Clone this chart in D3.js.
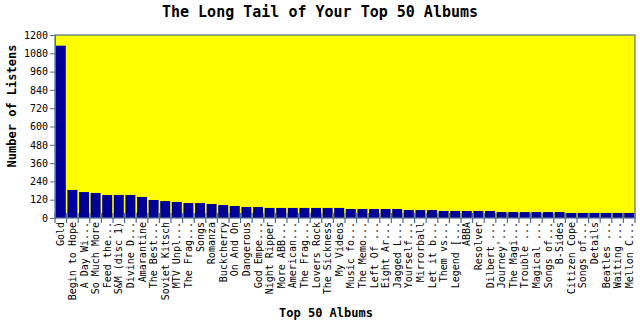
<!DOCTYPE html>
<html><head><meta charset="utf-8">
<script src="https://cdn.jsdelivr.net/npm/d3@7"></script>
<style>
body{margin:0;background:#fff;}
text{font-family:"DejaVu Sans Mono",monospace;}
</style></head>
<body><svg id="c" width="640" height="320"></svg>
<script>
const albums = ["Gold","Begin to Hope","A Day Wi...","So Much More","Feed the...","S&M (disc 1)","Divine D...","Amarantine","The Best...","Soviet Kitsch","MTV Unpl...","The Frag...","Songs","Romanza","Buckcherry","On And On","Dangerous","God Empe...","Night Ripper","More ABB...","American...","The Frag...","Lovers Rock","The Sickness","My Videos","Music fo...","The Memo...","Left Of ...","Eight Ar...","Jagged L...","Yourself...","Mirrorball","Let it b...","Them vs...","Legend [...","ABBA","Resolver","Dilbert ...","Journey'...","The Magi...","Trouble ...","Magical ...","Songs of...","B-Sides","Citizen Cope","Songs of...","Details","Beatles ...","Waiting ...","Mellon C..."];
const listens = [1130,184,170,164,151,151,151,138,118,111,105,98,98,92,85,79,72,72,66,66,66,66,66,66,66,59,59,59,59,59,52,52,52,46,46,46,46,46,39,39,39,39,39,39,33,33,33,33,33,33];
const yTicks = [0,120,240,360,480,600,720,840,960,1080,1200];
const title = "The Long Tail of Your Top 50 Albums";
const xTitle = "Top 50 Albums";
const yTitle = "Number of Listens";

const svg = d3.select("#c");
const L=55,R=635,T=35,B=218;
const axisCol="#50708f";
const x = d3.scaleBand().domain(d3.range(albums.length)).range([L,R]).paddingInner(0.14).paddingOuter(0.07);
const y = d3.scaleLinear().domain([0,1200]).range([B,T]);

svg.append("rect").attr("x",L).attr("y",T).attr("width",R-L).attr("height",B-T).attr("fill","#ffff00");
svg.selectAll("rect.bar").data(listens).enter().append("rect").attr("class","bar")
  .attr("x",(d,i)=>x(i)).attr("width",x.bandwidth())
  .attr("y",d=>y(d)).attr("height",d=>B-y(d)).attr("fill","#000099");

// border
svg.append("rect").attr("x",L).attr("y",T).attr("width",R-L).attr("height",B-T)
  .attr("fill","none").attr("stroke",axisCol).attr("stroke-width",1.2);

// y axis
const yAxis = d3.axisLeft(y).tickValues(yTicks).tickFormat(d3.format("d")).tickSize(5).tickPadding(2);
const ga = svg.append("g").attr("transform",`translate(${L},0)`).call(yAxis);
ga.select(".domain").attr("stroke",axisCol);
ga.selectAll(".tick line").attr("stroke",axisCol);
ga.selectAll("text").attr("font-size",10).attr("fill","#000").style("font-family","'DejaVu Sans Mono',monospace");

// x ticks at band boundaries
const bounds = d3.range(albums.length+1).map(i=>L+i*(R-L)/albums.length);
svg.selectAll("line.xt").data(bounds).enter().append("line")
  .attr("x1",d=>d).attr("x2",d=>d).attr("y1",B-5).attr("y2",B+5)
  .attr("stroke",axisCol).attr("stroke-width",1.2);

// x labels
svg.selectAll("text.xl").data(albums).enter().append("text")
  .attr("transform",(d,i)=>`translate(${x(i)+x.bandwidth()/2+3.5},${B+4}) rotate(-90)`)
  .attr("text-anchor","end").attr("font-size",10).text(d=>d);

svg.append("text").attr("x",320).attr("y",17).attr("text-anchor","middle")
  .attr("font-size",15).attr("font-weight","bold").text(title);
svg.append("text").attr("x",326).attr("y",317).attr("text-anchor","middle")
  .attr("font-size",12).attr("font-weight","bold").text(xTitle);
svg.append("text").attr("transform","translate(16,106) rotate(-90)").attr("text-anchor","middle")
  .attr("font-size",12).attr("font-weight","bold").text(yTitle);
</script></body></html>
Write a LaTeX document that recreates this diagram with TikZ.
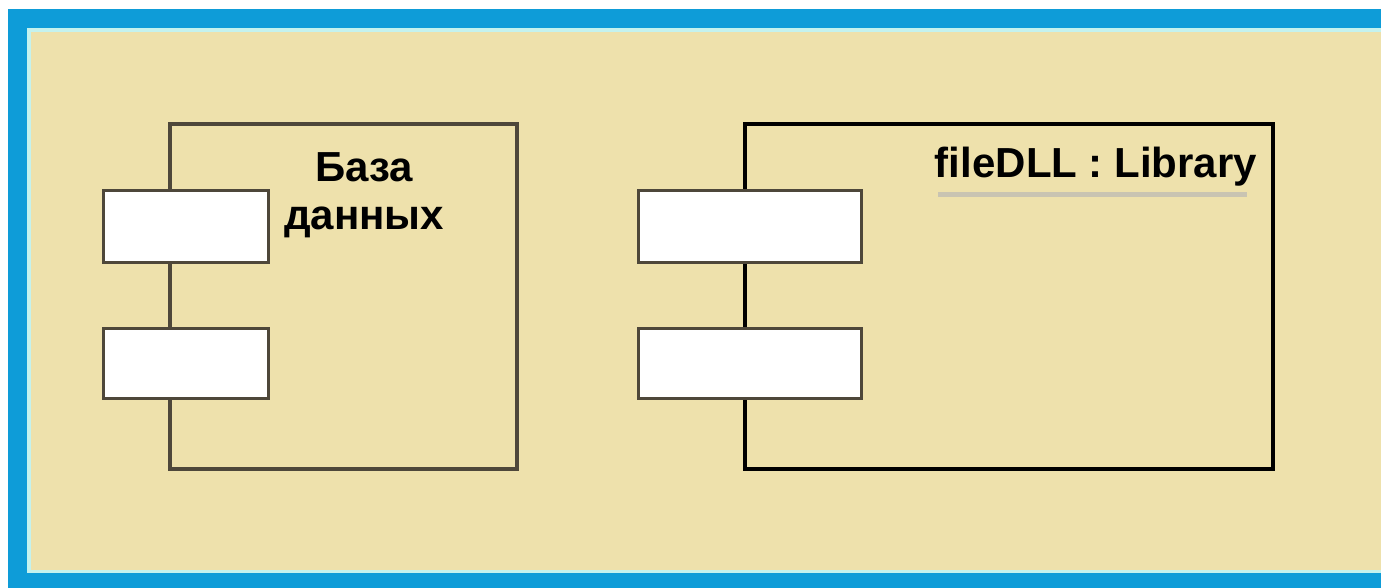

━━━━━━━━━━━━━━━━

**DESCRIPTION OF THE TASK**
Images should not appear in the copy; retype the listing above exactly.

**CORRECT ANSWER**
Clone this chart in D3.js.
<!DOCTYPE html>
<html><head><meta charset="utf-8">
<script src="https://cdn.jsdelivr.net/npm/d3@7"></script>
<style>
body{margin:0;background:#fff;}
text{font-family:"DejaVu Sans Mono",monospace;}
</style></head>
<body><svg id="c" width="640" height="320"></svg>
<script>
const albums = ["Gold","Begin to Hope","A Day Wi...","So Much More","Feed the...","S&M (disc 1)","Divine D...","Amarantine","The Best...","Soviet Kitsch","MTV Unpl...","The Frag...","Songs","Romanza","Buckcherry","On And On","Dangerous","God Empe...","Night Ripper","More ABB...","American...","The Frag...","Lovers Rock","The Sickness","My Videos","Music fo...","The Memo...","Left Of ...","Eight Ar...","Jagged L...","Yourself...","Mirrorball","Let it b...","Them vs...","Legend [...","ABBA","Resolver","Dilbert ...","Journey'...","The Magi...","Trouble ...","Magical ...","Songs of...","B-Sides","Citizen Cope","Songs of...","Details","Beatles ...","Waiting ...","Mellon C..."];
const listens = [1130,184,170,164,151,151,151,138,118,111,105,98,98,92,85,79,72,72,66,66,66,66,66,66,66,59,59,59,59,59,52,52,52,46,46,46,46,46,39,39,39,39,39,39,33,33,33,33,33,33];
const yTicks = [0,120,240,360,480,600,720,840,960,1080,1200];
const title = "The Long Tail of Your Top 50 Albums";
const xTitle = "Top 50 Albums";
const yTitle = "Number of Listens";

const svg = d3.select("#c");
const L=55,R=635,T=35,B=218;
const axisCol="#50708f";
const x = d3.scaleBand().domain(d3.range(albums.length)).range([L,R]).paddingInner(0.14).paddingOuter(0.07);
const y = d3.scaleLinear().domain([0,1200]).range([B,T]);

svg.append("rect").attr("x",L).attr("y",T).attr("width",R-L).attr("height",B-T).attr("fill","#ffff00");
svg.selectAll("rect.bar").data(listens).enter().append("rect").attr("class","bar")
  .attr("x",(d,i)=>x(i)).attr("width",x.bandwidth())
  .attr("y",d=>y(d)).attr("height",d=>B-y(d)).attr("fill","#000099");

// border
svg.append("rect").attr("x",L).attr("y",T).attr("width",R-L).attr("height",B-T)
  .attr("fill","none").attr("stroke",axisCol).attr("stroke-width",1.2);

// y axis
const yAxis = d3.axisLeft(y).tickValues(yTicks).tickFormat(d3.format("d")).tickSize(5).tickPadding(2);
const ga = svg.append("g").attr("transform",`translate(${L},0)`).call(yAxis);
ga.select(".domain").attr("stroke",axisCol);
ga.selectAll(".tick line").attr("stroke",axisCol);
ga.selectAll("text").attr("font-size",10).attr("fill","#000").style("font-family","'DejaVu Sans Mono',monospace");

// x ticks at band boundaries
const bounds = d3.range(albums.length+1).map(i=>L+i*(R-L)/albums.length);
svg.selectAll("line.xt").data(bounds).enter().append("line")
  .attr("x1",d=>d).attr("x2",d=>d).attr("y1",B-5).attr("y2",B+5)
  .attr("stroke",axisCol).attr("stroke-width",1.2);

// x labels
svg.selectAll("text.xl").data(albums).enter().append("text")
  .attr("transform",(d,i)=>`translate(${x(i)+x.bandwidth()/2+3.5},${B+4}) rotate(-90)`)
  .attr("text-anchor","end").attr("font-size",10).text(d=>d);

svg.append("text").attr("x",320).attr("y",17).attr("text-anchor","middle")
  .attr("font-size",15).attr("font-weight","bold").text(title);
svg.append("text").attr("x",326).attr("y",317).attr("text-anchor","middle")
  .attr("font-size",12).attr("font-weight","bold").text(xTitle);
svg.append("text").attr("transform","translate(16,106) rotate(-90)").attr("text-anchor","middle")
  .attr("font-size",12).attr("font-weight","bold").text(yTitle);
</script></body></html>
Write a LaTeX document that recreates this diagram with TikZ.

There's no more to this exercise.